Endogenous bufodienolides having digitalis-like activity were identified in material extracted and purified from human cataractous lenses by chemical ionization mass spectroscopy, together with UV spectroscopy and biological characterization, as 19-norbufalin and 19-norbufalin peptide conjugate [Lichtstein D., et al., Eur. J. Biochem. 216:261–268 (1993); U.S. Pat. No. 5,874,423].
Since 1969 several attempts to synthesize bufodienolides were reported [Soncheimer F., et al., J. Am. Chem. Soc. 91:1228–1230 (1969); Stache U., et al., Tetrahedron Lett., 35:3033–3038 (1969); Pettit G. R., et al., Can. J. Chem., 47:2511 (1969); Pettit G. R., et al., J. Org. Chem., 35:1367–9 (1970)]. In all reports the starting material was a steroid compound in which the functional groups were altered in order to produce the active bufadienolide molecule. The transformation of digoxin to a bufodienolide compound was also reported [Pettit G. R., et al., ibid.]. In the early 1970, it was already established that for a biologically active cardiolide the C/D cis ring junction, the 17β-butenolide moiety and the 3β,14β-dihydroxy are the main prerequisites. The A/B ring junction can be cis and trans without a dramatic change of activity [N. Almirante, et al., Synthetic Letters, 22:1234–1236 (1998)].
The most advanced synthesis of bufalin and its analogs was reported ten years later [Tsay T. Y. R., et al., Heterocycles, 12:1397–1402 (1979); Sen A., et al., J. Chem. Soc. Chem. Comm. 66:1213–1214 (1982); Wiesner K., et al., Helv. Chim. Acta, 66:2632–2641 (1983); Weisner K. A. & Tsai T. I. R., Pure and Appl. Chem., 53:799–810 (1986)]. According to these reports, a 3β-benzyloxy-α,β-unsaturated-17-keto steroid, was reacted with a lithiated ethyleneacetal of 2-furaldehyde and the product was further transformed in the bufodienolide compound in a multistep process.
In search for synthetic compounds with digitalis-like activity, the present inventors have developed a novel process for the synthesis of 3α and 30β-isomers and analogs of 19-norbufalin, which is the subject of the present invention.

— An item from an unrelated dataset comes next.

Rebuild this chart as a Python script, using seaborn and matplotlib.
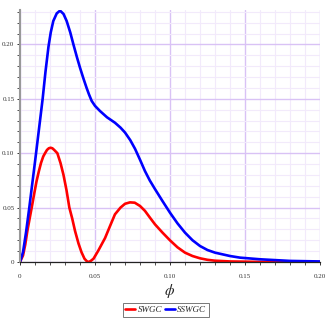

The Na+,K+-ATPase (E.C.3.6.1.3) is an integral plasma membrane protein which is responsible for maintaining sodium and potassium ions gradient in all eukaryotic cells. This enzyme has a high-affinity receptor for digitalis steroids and endogenous ligands for these receptors have been postulated, which regulate the Na+,K+-pump activity. Indeed, digitalis-like compounds have been shown to be present in diverse mammalian and amphibian tissues.
Naturally occurring and synthetic digitalis-like compounds may be used as therapeutic agent in the treatment of various pathological conditions in which involvement of endogenous digitalis-like compounds is implied. Such compounds may be used as cardiotonic agents, increasing the intensity of heart muscle contractions, as vasoactive agents, elevating blood pressure. and as natriuretic/diuretic agents, increasing the excretion of sodium into the urine and thus increasing urine volume. In view of the marked involvement of Na+,K+-ATPase in the central nervous system, digitalis like compounds may also be used as neuromodulating agents. Cardiac glycosides, such as ouabain and bufalin, have been reported to induce cell differentiation and cell apoptosis. The synthetic compounds of the invention can also be used for the treatment of various proliferative cell anid malignant diseases.